▶ THE EXERCISE
Images embedded in the records are excluded; print everything else exactly as given.

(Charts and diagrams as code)

-- -- --

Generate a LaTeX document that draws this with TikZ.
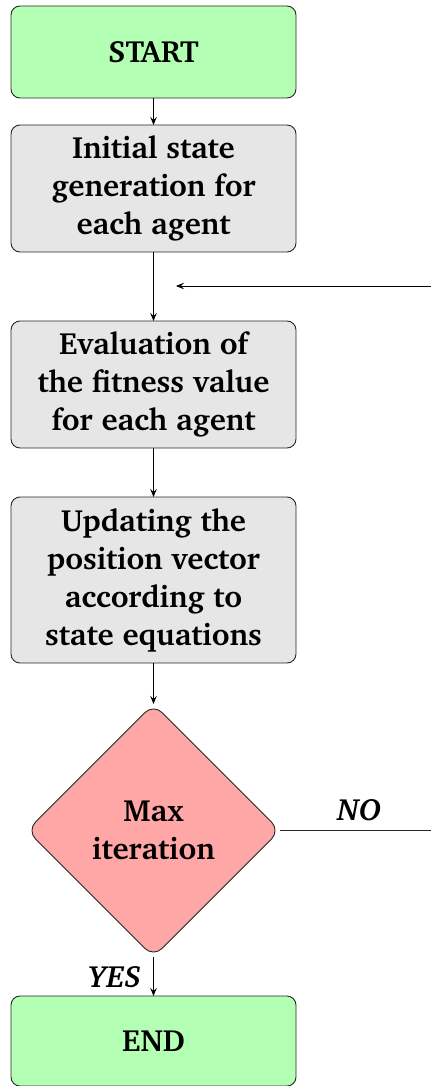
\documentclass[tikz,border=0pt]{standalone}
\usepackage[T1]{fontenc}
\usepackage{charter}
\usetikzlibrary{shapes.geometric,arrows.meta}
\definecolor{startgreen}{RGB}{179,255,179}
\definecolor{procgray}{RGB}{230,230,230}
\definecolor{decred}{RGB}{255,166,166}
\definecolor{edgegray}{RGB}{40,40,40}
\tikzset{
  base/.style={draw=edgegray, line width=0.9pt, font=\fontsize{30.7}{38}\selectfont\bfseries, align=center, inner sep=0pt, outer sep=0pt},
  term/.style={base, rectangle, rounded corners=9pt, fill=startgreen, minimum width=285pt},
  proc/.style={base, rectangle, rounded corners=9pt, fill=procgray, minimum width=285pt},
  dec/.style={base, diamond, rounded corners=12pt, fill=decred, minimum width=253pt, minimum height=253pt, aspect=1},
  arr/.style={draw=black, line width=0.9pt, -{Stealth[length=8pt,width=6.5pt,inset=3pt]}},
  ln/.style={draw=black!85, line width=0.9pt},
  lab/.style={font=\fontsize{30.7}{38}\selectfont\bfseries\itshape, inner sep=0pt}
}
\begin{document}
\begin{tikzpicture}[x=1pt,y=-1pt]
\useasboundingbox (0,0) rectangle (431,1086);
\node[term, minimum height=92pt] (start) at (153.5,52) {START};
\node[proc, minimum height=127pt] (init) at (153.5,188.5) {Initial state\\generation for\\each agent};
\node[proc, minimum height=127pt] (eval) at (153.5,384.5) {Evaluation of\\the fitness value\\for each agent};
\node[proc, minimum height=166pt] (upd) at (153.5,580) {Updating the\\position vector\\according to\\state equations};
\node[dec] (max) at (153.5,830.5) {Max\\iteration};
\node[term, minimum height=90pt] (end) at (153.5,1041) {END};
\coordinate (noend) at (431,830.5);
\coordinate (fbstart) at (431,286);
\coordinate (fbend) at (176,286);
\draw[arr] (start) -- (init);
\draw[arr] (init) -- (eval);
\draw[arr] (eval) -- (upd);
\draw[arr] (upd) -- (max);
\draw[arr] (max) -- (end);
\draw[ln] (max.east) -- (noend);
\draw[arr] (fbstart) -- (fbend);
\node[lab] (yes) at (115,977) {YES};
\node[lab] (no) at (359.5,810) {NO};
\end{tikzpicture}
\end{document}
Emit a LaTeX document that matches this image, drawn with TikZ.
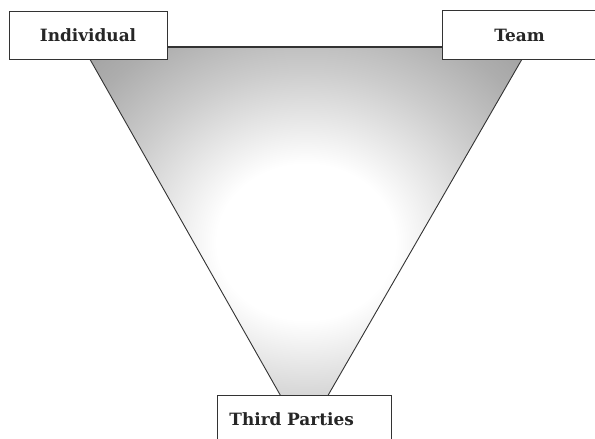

-- -- --

▶ SOLUTION TO THE EXERCISE
Generate a LaTeX document that draws this with TikZ.
\documentclass[tikz,border=0pt]{standalone}
\usepackage[T1]{fontenc}
\usepackage{charter}
\usetikzlibrary{shapes.geometric,arrows.meta}
\definecolor{startgreen}{RGB}{179,255,179}
\definecolor{procgray}{RGB}{230,230,230}
\definecolor{decred}{RGB}{255,166,166}
\definecolor{edgegray}{RGB}{40,40,40}
\tikzset{
  base/.style={draw=edgegray, line width=0.9pt, font=\fontsize{30.7}{38}\selectfont\bfseries, align=center, inner sep=0pt, outer sep=0pt},
  term/.style={base, rectangle, rounded corners=9pt, fill=startgreen, minimum width=285pt},
  proc/.style={base, rectangle, rounded corners=9pt, fill=procgray, minimum width=285pt},
  dec/.style={base, diamond, rounded corners=12pt, fill=decred, minimum width=253pt, minimum height=253pt, aspect=1},
  arr/.style={draw=black, line width=0.9pt, -{Stealth[length=8pt,width=6.5pt,inset=3pt]}},
  ln/.style={draw=black!85, line width=0.9pt},
  lab/.style={font=\fontsize{30.7}{38}\selectfont\bfseries\itshape, inner sep=0pt}
}
\begin{document}
\begin{tikzpicture}[x=1pt,y=-1pt]
\useasboundingbox (0,0) rectangle (431,1086);
\node[term, minimum height=92pt] (start) at (153.5,52) {START};
\node[proc, minimum height=127pt] (init) at (153.5,188.5) {Initial state\\generation for\\each agent};
\node[proc, minimum height=127pt] (eval) at (153.5,384.5) {Evaluation of\\the fitness value\\for each agent};
\node[proc, minimum height=166pt] (upd) at (153.5,580) {Updating the\\position vector\\according to\\state equations};
\node[dec] (max) at (153.5,830.5) {Max\\iteration};
\node[term, minimum height=90pt] (end) at (153.5,1041) {END};
\coordinate (noend) at (431,830.5);
\coordinate (fbstart) at (431,286);
\coordinate (fbend) at (176,286);
\draw[arr] (start) -- (init);
\draw[arr] (init) -- (eval);
\draw[arr] (eval) -- (upd);
\draw[arr] (upd) -- (max);
\draw[arr] (max) -- (end);
\draw[ln] (max.east) -- (noend);
\draw[arr] (fbstart) -- (fbend);
\node[lab] (yes) at (115,977) {YES};
\node[lab] (no) at (359.5,810) {NO};
\end{tikzpicture}
\end{document}
Emit a LaTeX document that matches this image, drawn with TikZ.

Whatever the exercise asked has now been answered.